What Jiu Jitsu Teaches Surgeons

It is always incredible to meet surgeons who also train jiu jitsu. Why are people who know so much about injuries and treat these injuries so drawn to the sport? I often wonder this about myself. Why do I keep going back?

The truth is… I cannot stay away.

From jiu jitsu or surgery.

Both environments demand presence, humility, and constant learning. The mats teach lessons that show up in the operating room, and the operating room reinforces lessons that apply on the mats.

Here are a few ways I have found the two worlds to be deeply interconnected.

Staying Calm in the Chaos

Have you ever had someone on your back trying to choke you while you fight to stay safe?

I have.

When I first started jiu jitsu, my heart rate would spike and I would start moving in a spastic, panicked way. Inevitably, that only made the choke tighter and led me to tapping.

In the operating room as a young resident, a similar feeling would come over me when there was a hiccup in surgery. Sweaty palms. Increased heart rate. Blood pressure rising. Pupils dilated.

Then I would look at the attending.

They would take a deep breath and calmly adjust. Almost as if the hiccup had not even phased them.

It was incredible to watch.

That calm problem solving in the middle of chaos is exactly what jiu jitsu teaches. Control the breathing. Slow the mind.
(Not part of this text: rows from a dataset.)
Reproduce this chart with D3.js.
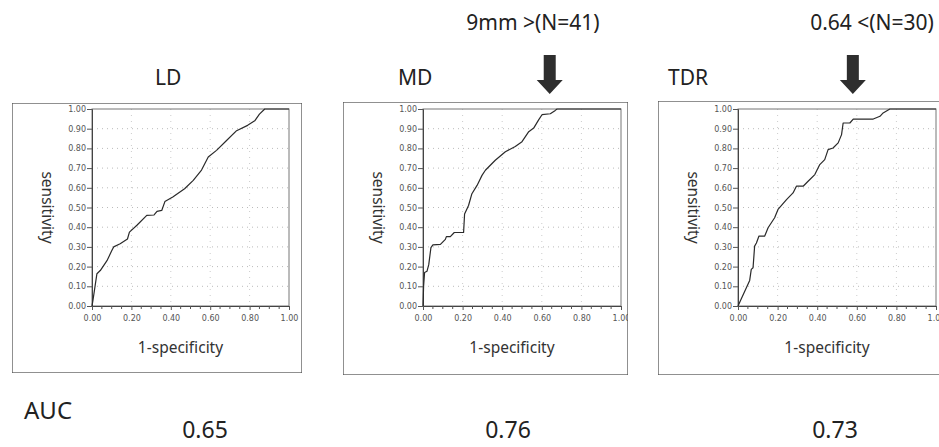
<!DOCTYPE html>
<html>
<head>
<meta charset="utf-8">
<script src="https://cdn.jsdelivr.net/npm/d3@7"></script>
<style>
  body { margin: 0; background: #fff; }
  svg { display: block; }
</style>
</head>
<body>
<svg id="chart" width="939" height="447"></svg>
<script>
// ROC curves (1-specificity, sensitivity)
const ldFpr  = [0, 0.005, 0.025, 0.042, 0.076, 0.10, 0.11, 0.143, 0.18, 0.19, 0.228, 0.278, 0.315, 0.33, 0.354, 0.37, 0.41, 0.47, 0.514, 0.556, 0.59, 0.632, 0.683, 0.734, 0.79, 0.826, 0.85, 0.877, 1];
const ldTpr  = [0, 0.03, 0.164, 0.18, 0.23, 0.28, 0.30, 0.316, 0.34, 0.375, 0.41, 0.46, 0.462, 0.48, 0.485, 0.53, 0.553, 0.595, 0.638, 0.69, 0.756, 0.79, 0.84, 0.89, 0.917, 0.94, 0.974, 1, 1];

const mdFpr  = [0, 0.003, 0.003, 0.008, 0.02, 0.029, 0.04, 0.05, 0.088, 0.113, 0.118, 0.138, 0.158, 0.205, 0.21, 0.23, 0.247, 0.273, 0.298, 0.315, 0.365, 0.416, 0.466, 0.5, 0.534, 0.559, 0.584, 0.601, 0.643, 0.668, 0.677, 1];
const mdTpr  = [0, 0.10, 0.10, 0.17, 0.176, 0.21, 0.296, 0.31, 0.313, 0.338, 0.352, 0.352, 0.373, 0.373, 0.467, 0.51, 0.57, 0.612, 0.663, 0.689, 0.74, 0.783, 0.81, 0.834, 0.885, 0.903, 0.945, 0.971, 0.976, 0.993, 1, 1];

const tdrFpr = [0, 0.059, 0.067, 0.076, 0.084, 0.093, 0.106, 0.135, 0.152, 0.185, 0.202, 0.245, 0.278, 0.295, 0.329, 0.354, 0.388, 0.413, 0.438, 0.455, 0.48, 0.506, 0.523, 0.531, 0.565, 0.582, 0.683, 0.717, 0.733, 0.767, 1];
const tdrTpr = [0, 0.13, 0.186, 0.194, 0.304, 0.32, 0.355, 0.355, 0.397, 0.448, 0.49, 0.54, 0.574, 0.608, 0.608, 0.633, 0.667, 0.718, 0.743, 0.794, 0.802, 0.828, 0.87, 0.929, 0.929, 0.949, 0.949, 0.963, 0.98, 1, 1];

const panelNames = ["LD", "MD", "TDR"];
const aucValues = ["0.65", "0.76", "0.73"];
const cutoffLabels = [null, "9mm >(N=41)", "0.64 <(N=30)"];
const cutoffFpr = [null, 0.64, 0.58];

const yTickValues = [0, 0.1, 0.2, 0.3, 0.4, 0.5, 0.6, 0.7, 0.8, 0.9, 1.0];
const xTickValues = [0, 0.2, 0.4, 0.6, 0.8, 1.0];
const xMinorTicks = [0.05, 0.1, 0.15, 0.25, 0.3, 0.35, 0.45, 0.5, 0.55, 0.65, 0.7, 0.75, 0.85, 0.9, 0.95];
const xGridValues = [0.2, 0.4, 0.6, 0.8];

const series = [
  ldFpr.map((d, i) => [d, ldTpr[i]]),
  mdFpr.map((d, i) => [d, mdTpr[i]]),
  tdrFpr.map((d, i) => [d, tdrTpr[i]])
];

// layout of the three panels
const layout = [
  {box: {x: 12, y: 103, w: 290, h: 270}, left: 92,  right: 289, title: 155, cutX: 0,   aucX: 205},
  {box: {x: 343, y: 102, w: 285, h: 273}, left: 423, right: 621, title: 398, cutX: 533, aucX: 508},
  {box: {x: 658, y: 101, w: 300, h: 274}, left: 738, right: 936, title: 668, cutX: 872, aucX: 835}
];
const plotTop = 109, plotBottom = 306;

const svg = d3.select("#chart");
const font = "'Noto Sans', sans-serif";

layout.forEach((L, i) => {
  const x = d3.scaleLinear().domain([0, 1]).range([L.left, L.right]);
  const y = d3.scaleLinear().domain([0, 1]).range([plotBottom, plotTop]);

  const clipId = "clip" + i;
  svg.append("clipPath").attr("id", clipId)
    .append("rect").attr("x", L.box.x).attr("y", L.box.y).attr("width", L.box.w).attr("height", L.box.h);

  const g = svg.append("g").attr("clip-path", `url(#${clipId})`);

  // outer box
  g.append("rect")
    .attr("x", L.box.x).attr("y", L.box.y)
    .attr("width", L.box.w).attr("height", L.box.h)
    .attr("fill", "#fff")
    .attr("stroke", "#555")
    .attr("stroke-width", 1.3);

  // grid
  g.append("g").selectAll("line").data(yTickValues.slice(1, -1)).join("line")
    .attr("x1", L.left).attr("x2", L.right)
    .attr("y1", d => y(d)).attr("y2", d => y(d))
    .attr("stroke", "#bbb").attr("stroke-dasharray", "1,4");
  g.append("g").selectAll("line").data(xGridValues).join("line")
    .attr("x1", d => x(d)).attr("x2", d => x(d))
    .attr("y1", plotTop).attr("y2", plotBottom)
    .attr("stroke", "#ccc").attr("stroke-dasharray", "1,5");

  // plot frame
  g.append("rect")
    .attr("x", L.left).attr("y", plotTop)
    .attr("width", L.right - L.left).attr("height", plotBottom - plotTop)
    .attr("fill", "none").attr("stroke", "#777").attr("stroke-width", 1);

  // y axis
  const yAxis = g.append("g")
    .attr("transform", `translate(${L.left},0)`)
    .call(d3.axisLeft(y).tickValues(yTickValues).tickFormat(d3.format(".2f")).tickSize(5).tickPadding(1));
  yAxis.select(".domain").attr("stroke", "#444");
  yAxis.selectAll(".tick line").attr("stroke", "#555");
  yAxis.selectAll("text").attr("font-family", "'DejaVu Sans', sans-serif").attr("font-size", 8).attr("fill", "#555");

  // x axis
  const xAxis = g.append("g")
    .attr("transform", `translate(0,${plotBottom})`)
    .call(d3.axisBottom(x).tickValues(xTickValues).tickFormat(d3.format(".2f")).tickSize(4).tickPadding(5));
  xAxis.select(".domain").attr("stroke", "#444");
  xAxis.selectAll(".tick line").attr("stroke", "#555");
  xAxis.selectAll("text").attr("font-family", "'DejaVu Sans', sans-serif").attr("font-size", 8).attr("fill", "#555");
  g.append("g").selectAll("line").data(xMinorTicks).join("line")
    .attr("x1", d => x(d)).attr("x2", d => x(d))
    .attr("y1", plotBottom).attr("y2", plotBottom + 3)
    .attr("stroke", "#555");

  // curve
  g.append("path")
    .datum(series[i])
    .attr("fill", "none")
    .attr("stroke", "#2a2a2a")
    .attr("stroke-width", 1.2)
    .attr("stroke-linejoin", "round")
    .attr("d", d3.line().x(d => x(d[0])).y(d => y(d[1])));

  // axis titles
  g.append("text")
    .attr("x", (L.left + L.right) / 2 - 10).attr("y", 353)
    .attr("text-anchor", "middle")
    .attr("font-family", font).attr("font-size", 15.5).attr("fill", "#333")
    .text("1-specificity");
  g.append("text")
    .attr("transform", `translate(${L.box.x + 30},${(plotTop + plotBottom) / 2}) rotate(90)`)
    .attr("text-anchor", "middle")
    .attr("font-family", font).attr("font-size", 15.5).attr("fill", "#333")
    .text("sensitivity");

  // panel title
  svg.append("text")
    .attr("x", L.title).attr("y", 85)
    .attr("font-family", font).attr("font-size", 21).attr("fill", "#222")
    .text(panelNames[i]);

  // cut-off marker
  if (cutoffLabels[i]) {
    const ax = x(cutoffFpr[i]);
    svg.append("path")
      .attr("d", `M${ax - 6},55 H${ax + 6} V80 H${ax + 13} L${ax},94 L${ax - 13},80 H${ax - 6} Z`)
      .attr("fill", "#2e2e2e");
    svg.append("text")
      .attr("x", L.cutX).attr("y", 30)
      .attr("text-anchor", "middle")
      .attr("font-family", font).attr("font-size", 21).attr("fill", "#222")
      .text(cutoffLabels[i]);
  }

  // AUC value
  svg.append("text")
    .attr("x", L.aucX).attr("y", 438)
    .attr("text-anchor", "middle")
    .attr("font-family", font).attr("font-size", 23).attr("fill", "#222")
    .text(aucValues[i]);
});

svg.append("text")
  .attr("x", 24).attr("y", 419)
  .attr("font-family", font).attr("font-size", 24).attr("fill", "#222")
  .text("AUC");
</script>
</body>
</html>
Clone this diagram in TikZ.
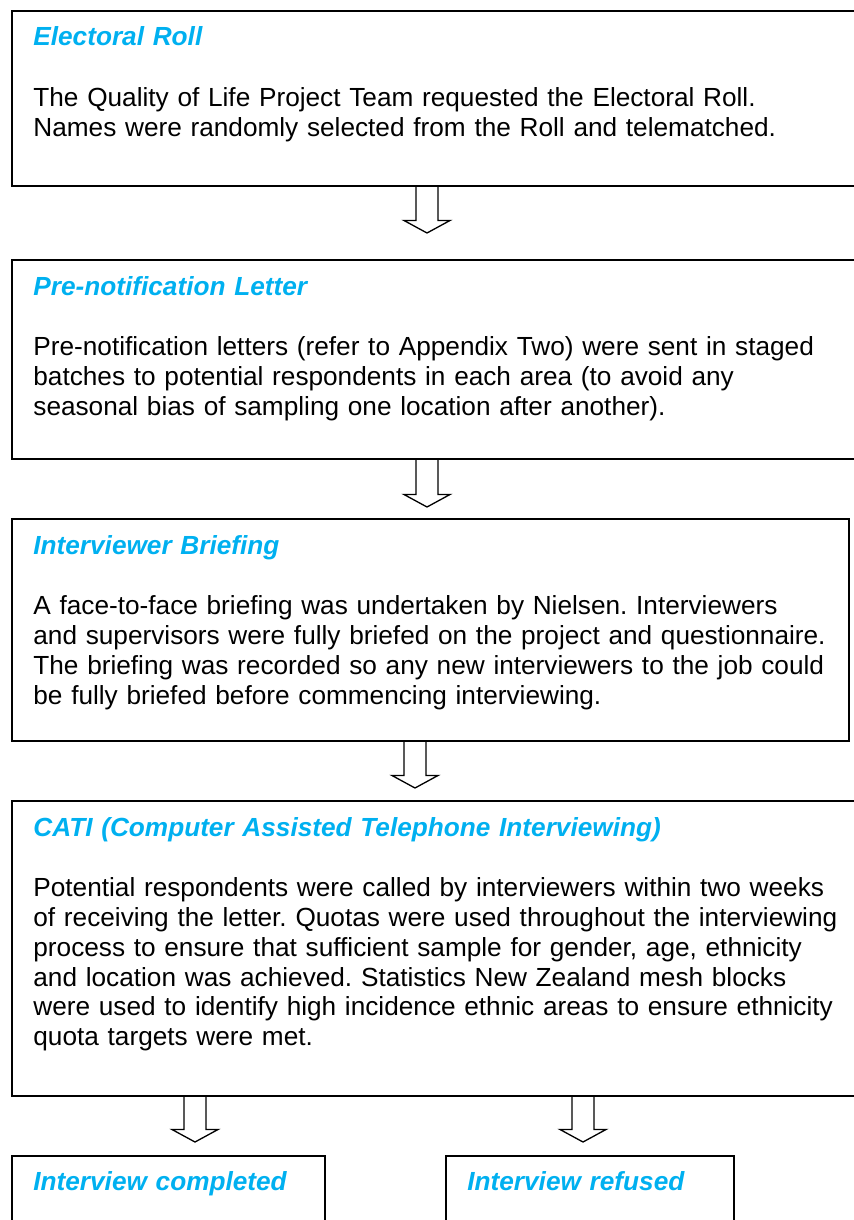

Make the next right decision instead of reacting emotionally.

It is how I aim to operate now as an attending, both in surgery and on the mats.

Learning From Mistakes

Nobody is perfect. Patients sign consent forms because surgery carries risk. Even the most technically perfect surgery can have pitfalls.

That is where learning comes in.

Even when a surgery goes well, there are areas for improvement. I sit down after cases and take notes on what went well and what could be done better next time.

Jiu jitsu is exactly the same.

Today I was training with a teenager more than twenty years younger than me. She launched me into the air with a beautiful takedown. When I got home, I thought about what I could do better next time. Maybe pull guard sooner. Maybe keep my hips further back.

Then, I thought about what went well. After the throw, I did not let her advance her position. I recovered, got back on top, and kept working.

Progress comes from honest reflection, not perfection.

Having Plans A Through F

One of my mentors, Dr. Catalano, used to tell us, “Always have plans A through F.”

That man had some phenomenal one liners. He is also the author, as far as I know, of my favorite: “The enemy of good is great.”

What he meant was that in surgery, every step will not always go exactly as planned. Your A plan might not work in that moment, but your B or C plan can still lead to a great outcome. When you prepare ahead of time, the adjustment happens almost automatically.

Jiu jitsu is no different.

Maybe your A game is to pull guard, but your opponent beats you to it. Immediately you transition to your B game. You pass there guard and take their back, without even thinking.

The best athletes and the best surgeons are not the ones whose first plan works every time.

They are the ones who adapt quickly, when their first plan doesn’t work.

Precision Over Force… Sometimes

Something I often try to teach jiu jitsu athletes is to rely on technique rather than strength. This is especially important when bigger athletes want to roll with me, or when I am training with small feisty purple belts.

If you rely on strength all the time, your technique will never develop.

That does not mean strength never matters. Knowing when to turn up the intensity is important. That is why I say “sometimes.”

In the operating room we joke that we just need to be stronger. But just like in jiu jitsu, I am usually the smallest person in the room.

There have been times where I was able to place an anchor or remove an implant that someone bigger may have struggled with, simply by adjusting my angle or using a different technique.

If something is not working, the answer is not always more force.

Sometimes the answer is better mechanics.

Final Thoughts

The longer I practice both surgery and jiu jitsu, the more I realize they are not separate worlds.

Both reward patience and constant learning. Both demand that you stay calm when things do not go your way.

On the mats and in the operating room, you cannot control everything. But you can control your preparation, your mindset, and your willingness to learn from every experience.

Maybe that is why surgeons keep coming back to jiu jitsu.

And why jiu jitsu practitioners who become surgeons feel right at home in the operating room.

Both environments challenge you in the same way.

They demand that you stay present, stay curious, and keep improving.